Show Your Work: Encouraging Employees to Share Ideas

In the first article of this mini-series, I talked about “How Managers Can Gain Greater Buy-in from Employees” by showing their work. The idea being that we can get greater buy-in by not just sharing decisions but also by explaining how the decision was made — aligning with one of The Workforce Institute’s Workplace Predictions for 2023.

It’s similar to what we did in school when asked to work on a math problem. Not only did we have to arrive at the right answer, but we had to “show the work” that it took to get there. Showing the work shouldn’t be something that only managers do. Employees can benefit from showing their work as well.

Why Employees Should Show Their Work

There are two reasons employees should show their work. The first is for themselves and their careers. The second is for the organization. Let’s start with the company.

When employees show their work, in essence, they are sharing a proven solution to a challenge or problem. Or they’re sharing a better way to do things. Or a faster way to complete a task. Showing your work is a way to create and share a new best practice. And the organization can share that best practice around the company.

The result? Employees perform better. The organization performs better. Customers get better products and services. The organization’s financial performance improves. Bottom line: it’s a win all around.

Example: An employee is having challenges creating a pivot table in Excel. So, they go to the library, get a library card, and gain free access to LinkedIn Learning. And then they teach themselves how to create a pivot table. Let’s be clear. LinkedIn Learning isn’t going to replace the company’s learning and development department. That’s not the point. But it can be a great on-demand learning tool for employees. And it’s free. If they know about it.

Organizations should want and encourage employees to share their work for reasons like we just described. Are there things that employees are doing that could generate revenue, reduce expenses, and/or improve services that we just don’t know about? And what if we have some employees who hold a long list of these ideas? That’s the second reason that employees should be encouraged to show their work — for their own careers. So, employees should want this too.

Employees who regularly show their work and have a positive impact on the organization are probably the organization’s high-potential/high-performing employees. If they’re not already considered that, then the organization might want to ask themselves why not. These are individuals who are showing the organization how to operate more effectively and efficiently.

True story: Years ago, I worked for a company that would bring a cohort of employees together to discuss the biggest challenges facing the organization. The cohort would agree on the top handful of challenges. We would break out into smaller groups, spend a few months researching the issue we had been assigned, and draft a possible solution. Then the cohort would come together to hear each group’s findings and approve a solution. The executives of the company were there and contributed to the conversation. But they gave the final decision making to the cohort. Because the cohort had to commit to making the solution happen.

Employees want to know that their work makes a difference. They want to know that they have a future with the organization. Creating an environment where employees can openly show their work allows that to happen.

Five Ways Employees Can Show Their Work

Austin Kleon, author of the New York Times bestseller “Steal Like an Artist,” shares tips for showing your work in his book “Show Your Work! 10 Ways to Share Your Creativity and Get Discovered.” Some of them are commonly used in the workplace.
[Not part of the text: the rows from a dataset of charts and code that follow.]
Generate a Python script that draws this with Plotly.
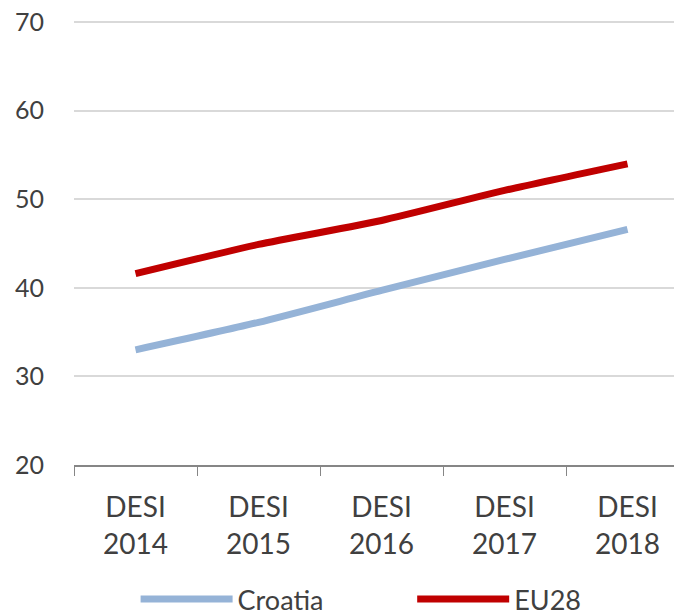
import plotly.graph_objects as go

categories = ["DESI<br>2014", "DESI<br>2015", "DESI<br>2016", "DESI<br>2017", "DESI<br>2018"]
croatia = [33.0, 36.1, 39.7, 43.2, 46.6]
eu28 = [41.6, 44.9, 47.6, 51.0, 54.0]
y_ticks = [20, 30, 40, 50, 60, 70]

fig = go.Figure()
fig.add_trace(go.Scatter(x=categories, y=croatia, name="Croatia", mode="lines",
                         legend="legend",
                         line=dict(color="#95B3D7", width=7, shape="spline", smoothing=0.6)))
fig.add_trace(go.Scatter(x=categories, y=eu28, name="EU28", mode="lines",
                         legend="legend2",
                         line=dict(color="#C00000", width=7, shape="spline", smoothing=0.6)))

leg_common = dict(orientation="h", xanchor="left", y=-0.303, yanchor="middle",
                  font=dict(size=27, color="#404040"), itemwidth=92,
                  bgcolor="rgba(0,0,0,0)", borderwidth=0)

fig.update_layout(
    width=682, height=614,
    margin=dict(l=66, r=0, t=13, b=157, autoexpand=False),
    paper_bgcolor="white", plot_bgcolor="white",
    font=dict(family="Lato, Open Sans, sans-serif", size=27, color="#404040"),
    showlegend=True,
    legend=dict(x=0.1, **leg_common),
    legend2=dict(x=0.549, **leg_common),
    xaxis=dict(type="category", range=[-0.5, 4.508], showgrid=False, automargin=False,
               showline=True, linecolor="#868686", linewidth=1.5,
               ticks="outside", tickson="boundaries", ticklen=9, tickcolor="#868686",
               ticklabelstandoff=17, tickfont=dict(size=28, color="#404040")),
    yaxis=dict(range=[20, 70.12], tickvals=y_ticks, showgrid=True, gridcolor="#D9D9D9",
               gridwidth=1.5, zeroline=False, showline=False, ticks="", automargin=False,
               ticklabeloverflow="allow",
               ticklabelstandoff=29, tickfont=dict(size=25, color="#404040")),
)

fig.write_html("out.html")
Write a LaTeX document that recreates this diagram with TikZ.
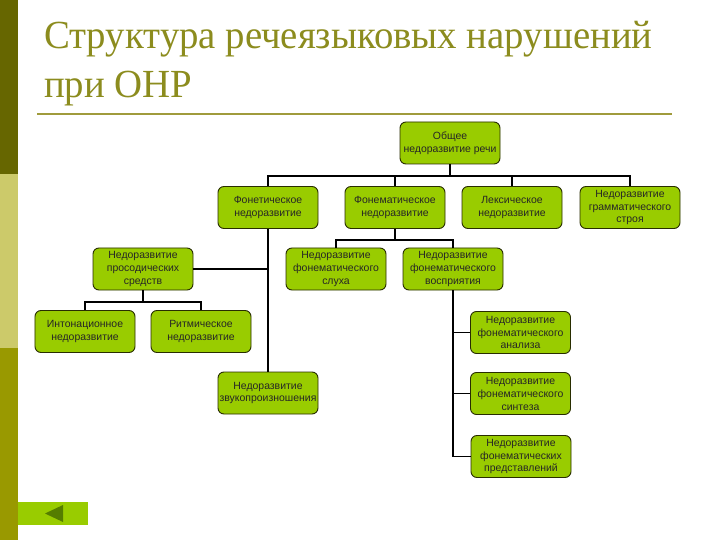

  1. Open up your cabinet of curiositiesBeing curious is a competency that many organizations are looking for during the hiring process. Ask candidates interview questions about curiosity, such as, “Tell me about a time when you had to teach yourself something.” 
  2. Think process, not product. Organizations should give employees good processes to work with and let them use the process. For example, give employees a problem-solving model that they can use when they’re stuck versus simply asking a manager. 
  3. Share something small every day. Sharing the work does not need to be elaborate. In fact, it’s possible that a lot of showing the work could be small incremental changes that lead to big results. Find time in department meetings and 1:1s for employees to show their work
  4. Teach what you know. Ask employees who are good at a task to teach or train others. See if they will record a short video that can be shared at other locations. Encourage employees to become subject matter experts (SMEs) on topics that interest them. 
  5. Learn how to take a punch. We’re not talking about a literal “punch” here. Showing the work includes being open to questions and maybe even critical feedback. Employees need to know how to process that information so they will continue to show their work. 

Organizations could encourage showing the work by talking about it during interviews, giving employees tools during onboarding, discussing it in meetings, and supporting the learning process. In fact, these actions are already a part of the employee experience. It’s time to make sure that it’s being utilized to its fullest potential.